**THE DATA:**
● ● ● ● ●

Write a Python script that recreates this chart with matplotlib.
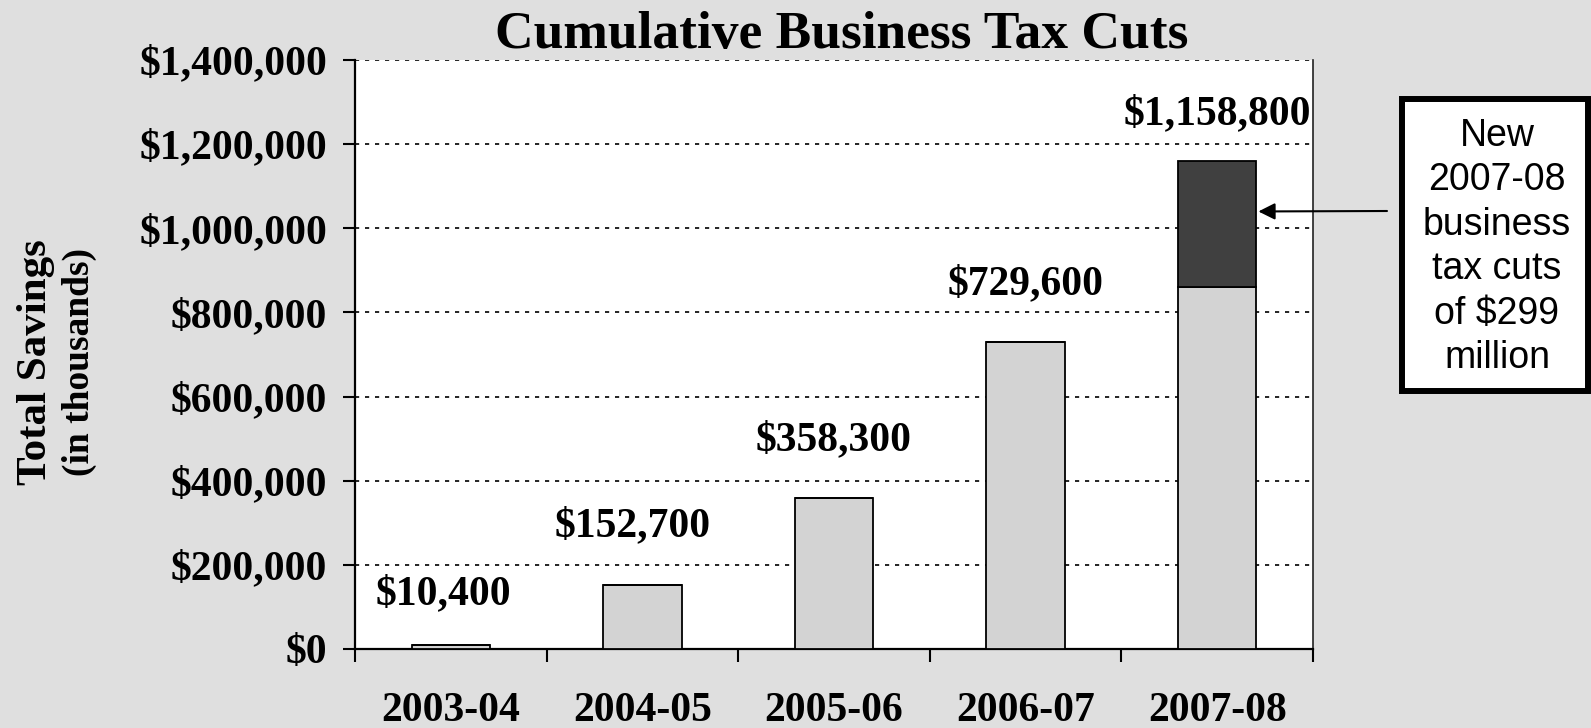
import matplotlib
matplotlib.use("Agg")
import matplotlib.pyplot as plt
from matplotlib.patches import Rectangle
import numpy as np

# data (thousands of dollars)
years = ['2003-04', '2004-05', '2005-06', '2006-07', '2007-08']
prior_cuts = [10400, 152700, 358300, 729600, 859800]
new_cuts = [0, 0, 0, 0, 299000]
totals = [10400, 152700, 358300, 729600, 1158800]
yticks = [0, 200000, 400000, 600000, 800000, 1000000, 1200000, 1400000]
box_text = 'New\n2007-08\nbusiness\ntax cuts\nof $299\nmillion'

W, H = 1591, 728
bg = '#dfdfdf'
serif = 'Liberation Serif'

fig = plt.figure(figsize=(W / 100, H / 100), dpi=100, facecolor=bg)
ax = fig.add_axes([355 / W, 1 - 649 / H, (1313 - 355) / W, (649 - 60) / H])
ax.set_facecolor('white')

x = np.arange(len(years))
bw = 0.41
ax.bar(x, prior_cuts, width=bw, color='#d3d3d3', edgecolor='black', linewidth=1.3, zorder=3)
ax.bar(x, new_cuts, width=bw, bottom=prior_cuts, color='#404040', edgecolor='black',
       linewidth=1.3, zorder=3)

ax.set_xlim(-0.5, 4.5)
ax.set_ylim(0, 1400000)

# y axis
ax.set_yticks(yticks)
ax.set_yticklabels(['${:,}'.format(v) for v in yticks])
ax.yaxis.grid(True, color='black', linestyle=(0, (2.5, 3.5)), linewidth=1.2)
ax.set_axisbelow(True)

# x axis: ticks on boundaries, labels in the middle
ax.set_xticks(np.arange(-0.5, 5, 1))
ax.set_xticklabels([])
ax.set_xticks(x, minor=True)
ax.set_xticklabels(years, minor=True)
ax.tick_params(axis='x', which='minor', length=0, pad=31)
ax.tick_params(axis='both', which='major', direction='out', length=9, width=1.5)
ax.tick_params(axis='y', pad=11)

for lab in ax.get_xticklabels(minor=True) + ax.get_yticklabels():
    lab.set_fontfamily(serif)
    lab.set_fontweight('bold')
    lab.set_fontsize(30)

ax.spines['top'].set_visible(False)
ax.spines['left'].set_linewidth(1.6)
ax.spines['bottom'].set_linewidth(1.6)
ax.spines['right'].set_linewidth(1.2)
ax.spines['right'].set_color('#222222')

# value labels
label_offsets = [(-5, 36), (-7, 42), (0, 42), (0, 42), (0, 34)]
for i, v in enumerate(totals):
    ax.annotate('${:,}'.format(v), (x[i], v), xytext=label_offsets[i], textcoords='offset points',
                ha='center', va='center', fontsize=30, fontweight='bold', family=serif,
                annotation_clip=False)

# title and y label
fig.text(842 / W, 1 - 48 / H, 'Cumulative Business Tax Cuts', ha='center', va='baseline',
         fontsize=38.5, fontweight='bold', family=serif)
fig.text(36 / W, 1 - 362 / H, 'Total Savings', rotation=90, ha='center', va='center',
         fontsize=31, fontweight='bold', family=serif)
fig.text(79 / W, 1 - 362 / H, '(in thousands)', rotation=90, ha='center', va='center',
         fontsize=27, fontweight='bold', family=serif)

# callout box
fig.patches.append(Rectangle((1402 / W, 1 - 391 / H), (1588 - 1402) / W, (391 - 99) / H,
                             transform=fig.transFigure, facecolor='white', edgecolor='black',
                             linewidth=4.3, zorder=5))
fig.text(1497 / W, 1 - 247 / H, box_text, ha='center', va='center', fontsize=27,
         family='Liberation Sans', linespacing=1.3, zorder=6)

ax.annotate('', xy=(x[-1] + bw / 2 + 0.01, 1040000), xytext=(1387 / W, 1 - 211 / H),
            textcoords='figure fraction',
            arrowprops=dict(arrowstyle='-|>', color='black', lw=1.5, mutation_scale=25,
                            shrinkA=0, shrinkB=0))

fig.savefig('out.png', dpi=100, facecolor=bg)
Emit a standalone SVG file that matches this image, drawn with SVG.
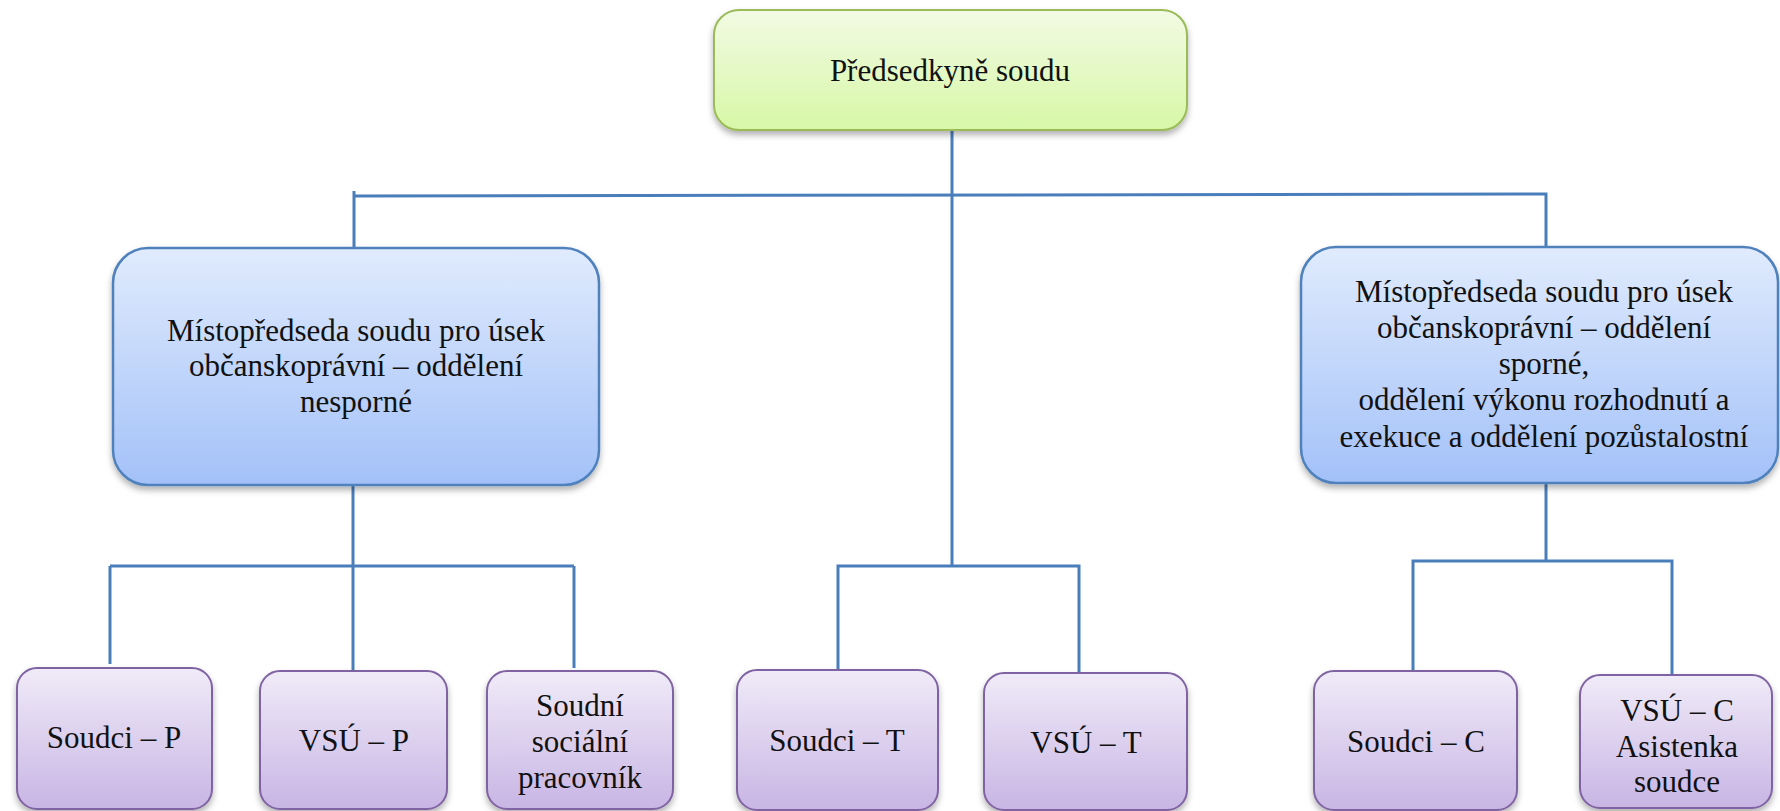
<svg xmlns="http://www.w3.org/2000/svg" width="1780" height="811" viewBox="0 0 1780 811">
<defs>
<linearGradient id="gGreen" x1="0" y1="0" x2="0" y2="1"><stop offset="0" stop-color="#f2fbe4"/><stop offset="1" stop-color="#d7f7a6"/></linearGradient>
<linearGradient id="gBlue" x1="0" y1="0" x2="0" y2="1"><stop offset="0" stop-color="#e0ebfd"/><stop offset="1" stop-color="#a3c1f8"/></linearGradient>
<linearGradient id="gPurple" x1="0" y1="0" x2="0" y2="1"><stop offset="0" stop-color="#f0ebf8"/><stop offset="1" stop-color="#c8b5e4"/></linearGradient>
<filter id="sh" x="-10%" y="-10%" width="120%" height="130%"><feDropShadow dx="0" dy="4" stdDeviation="3" flood-color="#000" flood-opacity="0.3"/></filter>
</defs>
<style>
.t{font-family:"Liberation Serif","Times New Roman",serif;font-size:31px;fill:#111;text-anchor:middle}
.green{fill:url(#gGreen);stroke:#9bbb59;stroke-width:2}
.blue{fill:url(#gBlue);stroke:#4f81bd;stroke-width:2.5}
.purple{fill:url(#gPurple);stroke:#8064a2;stroke-width:2}
.c{fill:none;stroke:#4a7ebb;stroke-width:3}
</style>
<rect width="1780" height="811" fill="#fff"/>
<g id="connectors">
<path class="c" d="M952 130 V566"/>
<path class="c" d="M354 191 V248 M354 196 L1546 194 V247"/>
<path class="c" d="M353 485 V670 M110 566 H574 M110 566 V664 M574 566 V668"/>
<path class="c" d="M838 670 V566 H1079 V673"/>
<path class="c" d="M1546 483 V561 M1413 670 V561 H1672 V675"/>
</g>
<g id="n-predsedkyne">
<rect class="green" x="714" y="10" width="473" height="120" rx="25" filter="url(#sh)"/>
<text class="t" x="950" y="81">Předsedkyně soudu</text>
</g>
<g id="n-misto-nesporne">
<rect class="blue" x="113" y="248" width="486" height="237" rx="35" filter="url(#sh)"/>
<text class="t" x="356" y="341">Místopředseda soudu pro úsek</text>
<text class="t" x="356" y="376">občanskoprávní – oddělení</text>
<text class="t" x="356" y="412">nesporné</text>
</g>
<g id="n-misto-sporne">
<rect class="blue" x="1301" y="247" width="477" height="236" rx="35" filter="url(#sh)"/>
<text class="t" x="1544" y="302">Místopředseda soudu pro úsek</text>
<text class="t" x="1544" y="338">občanskoprávní – oddělení</text>
<text class="t" x="1544" y="374">sporné,</text>
<text class="t" x="1544" y="410">oddělení výkonu rozhodnutí a</text>
<text class="t" x="1544" y="447">exekuce a oddělení pozůstalostní</text>
</g>
<g id="n-soudci-p">
<rect class="purple" x="17" y="668" width="195" height="141" rx="20" filter="url(#sh)"/>
<text class="t" x="114" y="748">Soudci – P</text>
</g>
<g id="n-vsu-p">
<rect class="purple" x="260" y="671" width="187" height="138" rx="20" filter="url(#sh)"/>
<text class="t" x="354" y="751">VSÚ – P</text>
</g>
<g id="n-socialni">
<rect class="purple" x="487" y="671" width="186" height="138" rx="20" filter="url(#sh)"/>
<text class="t" x="580" y="716">Soudní</text>
<text class="t" x="580" y="752">sociální</text>
<text class="t" x="580" y="788">pracovník</text>
</g>
<g id="n-soudci-t">
<rect class="purple" x="737" y="670" width="201" height="140" rx="20" filter="url(#sh)"/>
<text class="t" x="837" y="751">Soudci – T</text>
</g>
<g id="n-vsu-t">
<rect class="purple" x="984" y="673" width="203" height="137" rx="20" filter="url(#sh)"/>
<text class="t" x="1086" y="753">VSÚ – T</text>
</g>
<g id="n-soudci-c">
<rect class="purple" x="1314" y="671" width="203" height="139" rx="20" filter="url(#sh)"/>
<text class="t" x="1416" y="752">Soudci – C</text>
</g>
<g id="n-vsu-c">
<rect class="purple" x="1580" y="675" width="192" height="133" rx="20" filter="url(#sh)"/>
<text class="t" x="1677" y="721">VSÚ – C</text>
<text class="t" x="1677" y="757">Asistenka</text>
<text class="t" x="1677" y="792">soudce</text>
</g>
</svg>
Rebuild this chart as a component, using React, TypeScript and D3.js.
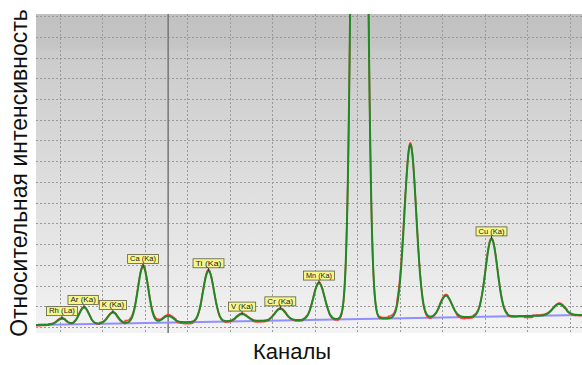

● ● ● ● ●

**EXERCISE OBJECTIVE:**
Leave out the pictures and repeat exactly the lines from the start of the material through the line that contains "ax.set_ylim(0, 1400000)", both included.

**RESPONSE TO THIS TASK:**
Write a Python script that recreates this chart with matplotlib.
import matplotlib
matplotlib.use("Agg")
import matplotlib.pyplot as plt
from matplotlib.patches import Rectangle
import numpy as np

# data (thousands of dollars)
years = ['2003-04', '2004-05', '2005-06', '2006-07', '2007-08']
prior_cuts = [10400, 152700, 358300, 729600, 859800]
new_cuts = [0, 0, 0, 0, 299000]
totals = [10400, 152700, 358300, 729600, 1158800]
yticks = [0, 200000, 400000, 600000, 800000, 1000000, 1200000, 1400000]
box_text = 'New\n2007-08\nbusiness\ntax cuts\nof $299\nmillion'

W, H = 1591, 728
bg = '#dfdfdf'
serif = 'Liberation Serif'

fig = plt.figure(figsize=(W / 100, H / 100), dpi=100, facecolor=bg)
ax = fig.add_axes([355 / W, 1 - 649 / H, (1313 - 355) / W, (649 - 60) / H])
ax.set_facecolor('white')

x = np.arange(len(years))
bw = 0.41
ax.bar(x, prior_cuts, width=bw, color='#d3d3d3', edgecolor='black', linewidth=1.3, zorder=3)
ax.bar(x, new_cuts, width=bw, bottom=prior_cuts, color='#404040', edgecolor='black',
       linewidth=1.3, zorder=3)

ax.set_xlim(-0.5, 4.5)
ax.set_ylim(0, 1400000)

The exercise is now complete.